- Task directions -
Which lines fall between the line holding "Recreate this image" and the line holding "ax = fig.add_axes([50", inclusive? Retype them exactly, without the pictures, and add nothing else.

- Data supplied -
_ _ _
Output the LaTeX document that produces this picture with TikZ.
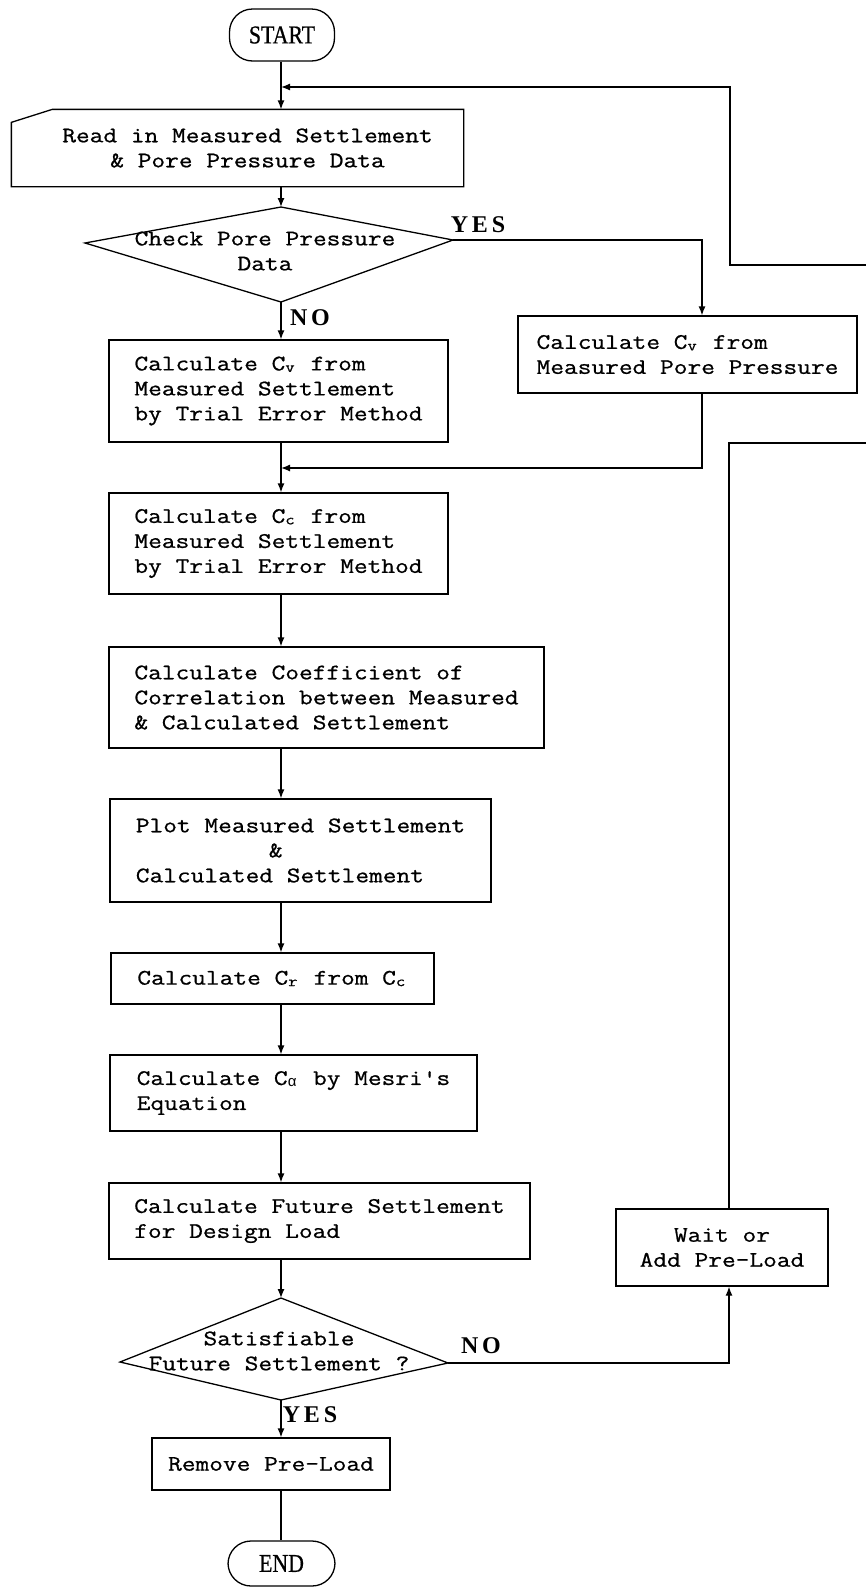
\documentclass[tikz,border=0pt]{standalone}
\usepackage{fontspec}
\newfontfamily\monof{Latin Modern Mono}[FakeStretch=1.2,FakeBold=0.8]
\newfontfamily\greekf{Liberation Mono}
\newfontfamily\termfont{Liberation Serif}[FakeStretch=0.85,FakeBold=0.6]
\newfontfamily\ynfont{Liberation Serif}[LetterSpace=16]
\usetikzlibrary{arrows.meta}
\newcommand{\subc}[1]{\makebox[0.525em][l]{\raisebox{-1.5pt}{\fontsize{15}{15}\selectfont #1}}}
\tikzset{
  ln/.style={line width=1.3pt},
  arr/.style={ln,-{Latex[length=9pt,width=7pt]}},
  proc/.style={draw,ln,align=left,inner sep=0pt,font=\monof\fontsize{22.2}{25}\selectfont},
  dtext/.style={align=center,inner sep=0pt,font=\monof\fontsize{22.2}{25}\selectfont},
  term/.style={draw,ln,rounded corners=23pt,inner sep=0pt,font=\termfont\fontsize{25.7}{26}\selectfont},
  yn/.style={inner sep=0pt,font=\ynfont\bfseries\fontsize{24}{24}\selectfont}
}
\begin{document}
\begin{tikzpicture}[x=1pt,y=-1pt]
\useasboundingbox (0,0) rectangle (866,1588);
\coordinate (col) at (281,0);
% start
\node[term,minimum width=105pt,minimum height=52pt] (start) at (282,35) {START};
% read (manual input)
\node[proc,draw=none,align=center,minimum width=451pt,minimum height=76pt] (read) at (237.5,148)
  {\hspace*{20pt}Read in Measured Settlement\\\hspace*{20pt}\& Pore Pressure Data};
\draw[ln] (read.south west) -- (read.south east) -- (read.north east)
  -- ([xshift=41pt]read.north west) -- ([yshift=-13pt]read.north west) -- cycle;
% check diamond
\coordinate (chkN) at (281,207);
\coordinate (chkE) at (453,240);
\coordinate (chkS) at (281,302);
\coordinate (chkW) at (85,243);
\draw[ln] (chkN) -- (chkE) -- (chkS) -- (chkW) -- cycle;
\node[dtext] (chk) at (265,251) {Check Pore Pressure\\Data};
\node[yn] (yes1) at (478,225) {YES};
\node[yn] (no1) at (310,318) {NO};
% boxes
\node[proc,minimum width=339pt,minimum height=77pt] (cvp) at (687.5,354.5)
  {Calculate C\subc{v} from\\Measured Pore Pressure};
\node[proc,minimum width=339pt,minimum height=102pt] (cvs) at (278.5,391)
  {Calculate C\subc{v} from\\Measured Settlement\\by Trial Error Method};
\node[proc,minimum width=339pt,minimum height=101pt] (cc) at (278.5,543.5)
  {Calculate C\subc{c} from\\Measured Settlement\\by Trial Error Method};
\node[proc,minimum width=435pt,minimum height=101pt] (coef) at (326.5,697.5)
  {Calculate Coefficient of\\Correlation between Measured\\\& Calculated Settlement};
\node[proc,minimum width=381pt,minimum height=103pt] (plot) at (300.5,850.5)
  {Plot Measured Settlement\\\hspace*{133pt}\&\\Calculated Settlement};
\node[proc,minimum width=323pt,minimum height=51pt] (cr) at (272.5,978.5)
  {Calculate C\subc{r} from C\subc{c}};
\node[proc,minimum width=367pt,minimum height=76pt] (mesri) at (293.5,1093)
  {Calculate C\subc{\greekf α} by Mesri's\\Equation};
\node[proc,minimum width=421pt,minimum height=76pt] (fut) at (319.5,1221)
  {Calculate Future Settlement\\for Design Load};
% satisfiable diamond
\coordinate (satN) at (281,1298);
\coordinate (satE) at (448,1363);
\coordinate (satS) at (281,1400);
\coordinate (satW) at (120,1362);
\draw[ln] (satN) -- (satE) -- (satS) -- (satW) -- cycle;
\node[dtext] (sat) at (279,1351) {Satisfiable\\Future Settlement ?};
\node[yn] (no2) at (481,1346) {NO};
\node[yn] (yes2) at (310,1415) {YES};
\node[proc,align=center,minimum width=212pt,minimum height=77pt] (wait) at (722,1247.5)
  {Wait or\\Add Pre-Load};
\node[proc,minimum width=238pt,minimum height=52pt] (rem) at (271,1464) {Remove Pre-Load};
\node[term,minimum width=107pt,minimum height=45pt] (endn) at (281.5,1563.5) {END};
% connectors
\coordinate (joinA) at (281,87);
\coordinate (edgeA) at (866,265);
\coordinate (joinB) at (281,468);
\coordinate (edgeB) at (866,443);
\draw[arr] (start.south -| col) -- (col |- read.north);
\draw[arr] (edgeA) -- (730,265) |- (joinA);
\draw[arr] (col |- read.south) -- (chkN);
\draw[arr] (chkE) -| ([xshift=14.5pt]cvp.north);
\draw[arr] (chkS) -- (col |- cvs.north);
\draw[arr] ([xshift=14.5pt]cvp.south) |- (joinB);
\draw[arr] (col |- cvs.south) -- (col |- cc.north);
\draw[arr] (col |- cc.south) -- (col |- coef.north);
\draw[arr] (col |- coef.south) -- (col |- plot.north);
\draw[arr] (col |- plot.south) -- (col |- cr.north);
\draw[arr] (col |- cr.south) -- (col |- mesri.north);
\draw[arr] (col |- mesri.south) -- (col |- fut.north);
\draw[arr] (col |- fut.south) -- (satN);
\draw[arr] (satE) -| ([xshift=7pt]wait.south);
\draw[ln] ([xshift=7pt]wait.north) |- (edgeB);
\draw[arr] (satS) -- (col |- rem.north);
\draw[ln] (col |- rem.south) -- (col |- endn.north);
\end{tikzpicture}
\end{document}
_ _ _
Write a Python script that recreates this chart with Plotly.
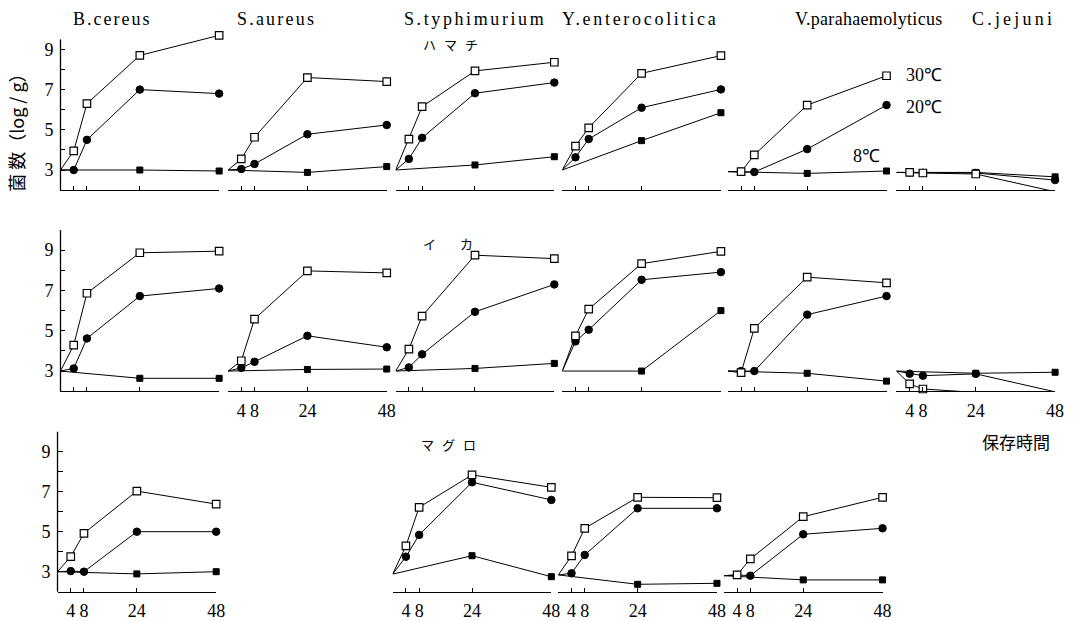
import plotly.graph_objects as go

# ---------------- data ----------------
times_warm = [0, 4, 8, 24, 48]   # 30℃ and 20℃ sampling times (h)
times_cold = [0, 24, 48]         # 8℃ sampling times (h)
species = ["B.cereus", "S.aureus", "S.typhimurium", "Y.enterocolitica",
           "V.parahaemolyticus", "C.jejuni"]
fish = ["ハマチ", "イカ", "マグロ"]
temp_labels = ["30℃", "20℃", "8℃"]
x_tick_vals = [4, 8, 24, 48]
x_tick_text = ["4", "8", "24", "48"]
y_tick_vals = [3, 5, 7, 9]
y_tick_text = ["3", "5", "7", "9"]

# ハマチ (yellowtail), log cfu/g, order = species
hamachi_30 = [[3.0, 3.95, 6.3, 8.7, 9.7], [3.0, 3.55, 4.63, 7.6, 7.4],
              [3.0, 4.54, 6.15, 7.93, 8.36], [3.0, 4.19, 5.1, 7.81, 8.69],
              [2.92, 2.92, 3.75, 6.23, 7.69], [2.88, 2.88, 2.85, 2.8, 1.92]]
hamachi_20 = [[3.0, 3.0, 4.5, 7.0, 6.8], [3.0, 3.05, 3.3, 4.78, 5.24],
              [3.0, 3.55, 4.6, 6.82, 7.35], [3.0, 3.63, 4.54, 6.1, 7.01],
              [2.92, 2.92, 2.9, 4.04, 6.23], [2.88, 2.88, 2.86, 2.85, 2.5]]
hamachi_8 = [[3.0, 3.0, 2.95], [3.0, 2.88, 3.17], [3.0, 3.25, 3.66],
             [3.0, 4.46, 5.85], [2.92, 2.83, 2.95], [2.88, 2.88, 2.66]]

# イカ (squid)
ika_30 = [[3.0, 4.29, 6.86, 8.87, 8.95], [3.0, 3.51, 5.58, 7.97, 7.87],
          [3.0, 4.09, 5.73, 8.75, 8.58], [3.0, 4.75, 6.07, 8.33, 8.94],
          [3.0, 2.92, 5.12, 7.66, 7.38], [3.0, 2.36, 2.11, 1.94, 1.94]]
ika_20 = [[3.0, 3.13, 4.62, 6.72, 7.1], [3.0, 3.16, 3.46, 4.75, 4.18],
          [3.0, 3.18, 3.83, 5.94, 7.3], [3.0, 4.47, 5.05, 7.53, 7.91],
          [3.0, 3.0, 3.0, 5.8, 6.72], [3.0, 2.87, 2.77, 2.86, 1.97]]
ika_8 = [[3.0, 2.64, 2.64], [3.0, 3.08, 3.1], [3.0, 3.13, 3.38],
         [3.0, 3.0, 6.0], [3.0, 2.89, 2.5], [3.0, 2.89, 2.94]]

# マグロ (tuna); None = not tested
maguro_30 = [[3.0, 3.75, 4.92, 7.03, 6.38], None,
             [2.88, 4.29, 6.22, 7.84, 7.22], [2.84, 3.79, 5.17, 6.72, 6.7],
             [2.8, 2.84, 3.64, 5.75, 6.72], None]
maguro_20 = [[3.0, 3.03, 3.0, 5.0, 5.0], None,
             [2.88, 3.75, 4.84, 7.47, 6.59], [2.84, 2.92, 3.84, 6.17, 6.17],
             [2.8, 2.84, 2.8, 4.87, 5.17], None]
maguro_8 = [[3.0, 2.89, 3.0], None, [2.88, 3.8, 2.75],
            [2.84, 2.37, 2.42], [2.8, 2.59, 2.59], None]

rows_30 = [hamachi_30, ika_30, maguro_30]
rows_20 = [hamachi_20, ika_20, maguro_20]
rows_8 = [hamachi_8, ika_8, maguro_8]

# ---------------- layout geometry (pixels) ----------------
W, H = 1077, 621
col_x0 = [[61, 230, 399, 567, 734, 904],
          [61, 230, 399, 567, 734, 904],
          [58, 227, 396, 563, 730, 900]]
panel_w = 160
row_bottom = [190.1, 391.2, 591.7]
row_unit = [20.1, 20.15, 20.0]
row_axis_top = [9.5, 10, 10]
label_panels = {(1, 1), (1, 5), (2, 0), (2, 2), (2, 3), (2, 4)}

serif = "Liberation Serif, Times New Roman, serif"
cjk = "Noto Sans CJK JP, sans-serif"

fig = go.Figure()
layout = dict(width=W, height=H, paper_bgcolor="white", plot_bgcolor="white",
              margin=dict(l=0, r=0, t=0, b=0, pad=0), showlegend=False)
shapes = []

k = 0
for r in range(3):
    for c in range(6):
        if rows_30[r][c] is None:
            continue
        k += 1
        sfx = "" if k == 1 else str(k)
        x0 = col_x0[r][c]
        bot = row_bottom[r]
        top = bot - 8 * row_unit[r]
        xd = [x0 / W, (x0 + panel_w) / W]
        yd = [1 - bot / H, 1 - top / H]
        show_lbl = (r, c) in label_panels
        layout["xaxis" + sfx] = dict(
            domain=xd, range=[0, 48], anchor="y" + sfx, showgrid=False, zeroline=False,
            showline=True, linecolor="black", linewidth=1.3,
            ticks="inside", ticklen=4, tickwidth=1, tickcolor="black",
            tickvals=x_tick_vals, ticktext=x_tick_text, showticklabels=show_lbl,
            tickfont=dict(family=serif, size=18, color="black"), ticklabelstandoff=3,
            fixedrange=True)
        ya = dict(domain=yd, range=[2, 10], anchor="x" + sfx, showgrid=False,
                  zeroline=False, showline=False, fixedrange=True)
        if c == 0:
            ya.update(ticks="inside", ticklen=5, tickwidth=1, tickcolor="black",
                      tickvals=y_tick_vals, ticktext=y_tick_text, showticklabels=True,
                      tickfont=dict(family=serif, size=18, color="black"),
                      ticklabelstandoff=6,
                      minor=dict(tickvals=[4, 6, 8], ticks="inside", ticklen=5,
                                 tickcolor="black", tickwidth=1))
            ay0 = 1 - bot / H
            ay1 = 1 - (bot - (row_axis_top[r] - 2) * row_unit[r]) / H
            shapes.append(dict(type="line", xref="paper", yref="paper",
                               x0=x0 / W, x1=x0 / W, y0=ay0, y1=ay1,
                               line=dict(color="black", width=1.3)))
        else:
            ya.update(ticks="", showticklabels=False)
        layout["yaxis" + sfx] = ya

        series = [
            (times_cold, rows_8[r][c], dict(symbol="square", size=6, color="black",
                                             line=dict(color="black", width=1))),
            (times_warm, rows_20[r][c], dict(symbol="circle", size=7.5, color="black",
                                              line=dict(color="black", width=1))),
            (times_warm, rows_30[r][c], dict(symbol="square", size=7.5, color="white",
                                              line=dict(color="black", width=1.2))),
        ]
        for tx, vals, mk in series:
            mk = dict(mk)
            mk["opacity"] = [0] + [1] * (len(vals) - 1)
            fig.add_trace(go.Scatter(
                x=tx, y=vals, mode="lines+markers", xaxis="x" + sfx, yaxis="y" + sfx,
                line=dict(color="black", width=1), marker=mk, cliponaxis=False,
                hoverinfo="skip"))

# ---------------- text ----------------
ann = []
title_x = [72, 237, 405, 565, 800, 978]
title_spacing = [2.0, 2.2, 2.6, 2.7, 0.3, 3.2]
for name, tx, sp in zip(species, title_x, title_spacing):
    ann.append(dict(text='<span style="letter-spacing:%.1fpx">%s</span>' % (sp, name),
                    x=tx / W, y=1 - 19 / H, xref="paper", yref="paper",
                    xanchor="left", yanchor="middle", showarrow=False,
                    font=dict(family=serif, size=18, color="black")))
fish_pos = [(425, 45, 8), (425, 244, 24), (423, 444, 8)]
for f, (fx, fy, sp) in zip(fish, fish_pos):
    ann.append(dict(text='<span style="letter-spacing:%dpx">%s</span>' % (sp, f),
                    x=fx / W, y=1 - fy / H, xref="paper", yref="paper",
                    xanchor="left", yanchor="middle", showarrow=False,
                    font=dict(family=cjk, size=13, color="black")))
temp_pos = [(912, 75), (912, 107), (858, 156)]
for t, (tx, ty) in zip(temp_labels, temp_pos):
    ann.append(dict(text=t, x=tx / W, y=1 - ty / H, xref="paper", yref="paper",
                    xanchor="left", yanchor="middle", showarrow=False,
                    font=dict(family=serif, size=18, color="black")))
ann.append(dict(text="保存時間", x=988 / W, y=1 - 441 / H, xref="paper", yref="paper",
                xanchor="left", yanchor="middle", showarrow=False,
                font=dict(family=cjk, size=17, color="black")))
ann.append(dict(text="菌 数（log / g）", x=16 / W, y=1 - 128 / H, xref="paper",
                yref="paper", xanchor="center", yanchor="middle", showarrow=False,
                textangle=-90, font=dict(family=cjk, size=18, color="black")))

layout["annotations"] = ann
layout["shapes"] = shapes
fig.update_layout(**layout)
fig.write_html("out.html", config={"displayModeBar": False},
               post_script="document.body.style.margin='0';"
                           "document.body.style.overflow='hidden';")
_ _ _
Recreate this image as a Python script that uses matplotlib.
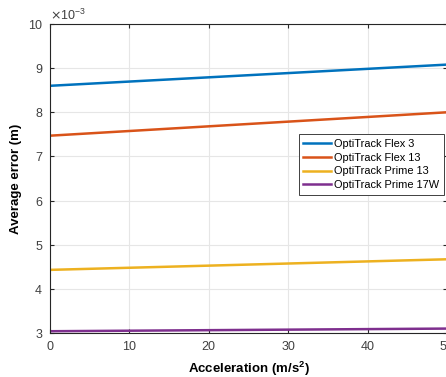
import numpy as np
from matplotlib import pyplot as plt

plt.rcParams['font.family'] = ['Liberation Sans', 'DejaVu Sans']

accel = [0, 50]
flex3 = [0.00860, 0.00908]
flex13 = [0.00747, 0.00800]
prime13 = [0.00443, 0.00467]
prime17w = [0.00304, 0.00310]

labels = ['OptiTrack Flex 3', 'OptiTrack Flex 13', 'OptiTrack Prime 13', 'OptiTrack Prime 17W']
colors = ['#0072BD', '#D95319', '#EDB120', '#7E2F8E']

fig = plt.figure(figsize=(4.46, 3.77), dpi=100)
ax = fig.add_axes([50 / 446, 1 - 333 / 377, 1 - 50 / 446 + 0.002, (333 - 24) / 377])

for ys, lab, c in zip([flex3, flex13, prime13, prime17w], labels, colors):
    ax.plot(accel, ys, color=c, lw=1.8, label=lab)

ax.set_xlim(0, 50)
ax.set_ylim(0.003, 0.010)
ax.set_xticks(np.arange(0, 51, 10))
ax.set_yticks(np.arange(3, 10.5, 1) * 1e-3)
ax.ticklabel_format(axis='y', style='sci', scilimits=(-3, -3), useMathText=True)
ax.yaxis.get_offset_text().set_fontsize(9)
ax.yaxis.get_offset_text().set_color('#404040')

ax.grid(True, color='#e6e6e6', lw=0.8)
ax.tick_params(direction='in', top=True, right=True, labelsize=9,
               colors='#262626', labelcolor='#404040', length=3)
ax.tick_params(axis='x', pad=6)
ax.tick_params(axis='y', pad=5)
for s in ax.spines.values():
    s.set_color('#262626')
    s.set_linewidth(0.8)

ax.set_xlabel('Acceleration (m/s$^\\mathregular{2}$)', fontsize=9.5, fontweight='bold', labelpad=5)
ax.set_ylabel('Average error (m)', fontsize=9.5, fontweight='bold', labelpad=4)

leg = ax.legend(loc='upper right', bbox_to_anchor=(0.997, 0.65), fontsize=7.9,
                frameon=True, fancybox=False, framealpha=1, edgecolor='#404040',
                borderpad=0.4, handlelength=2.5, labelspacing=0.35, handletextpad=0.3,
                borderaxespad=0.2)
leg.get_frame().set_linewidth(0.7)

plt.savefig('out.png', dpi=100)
_ _ _
- Exercise solution -
Recreate this image as a Python script that uses matplotlib.
import numpy as np
from matplotlib import pyplot as plt

plt.rcParams['font.family'] = ['Liberation Sans', 'DejaVu Sans']

accel = [0, 50]
flex3 = [0.00860, 0.00908]
flex13 = [0.00747, 0.00800]
prime13 = [0.00443, 0.00467]
prime17w = [0.00304, 0.00310]

labels = ['OptiTrack Flex 3', 'OptiTrack Flex 13', 'OptiTrack Prime 13', 'OptiTrack Prime 17W']
colors = ['#0072BD', '#D95319', '#EDB120', '#7E2F8E']

fig = plt.figure(figsize=(4.46, 3.77), dpi=100)
ax = fig.add_axes([50 / 446, 1 - 333 / 377, 1 - 50 / 446 + 0.002, (333 - 24) / 377])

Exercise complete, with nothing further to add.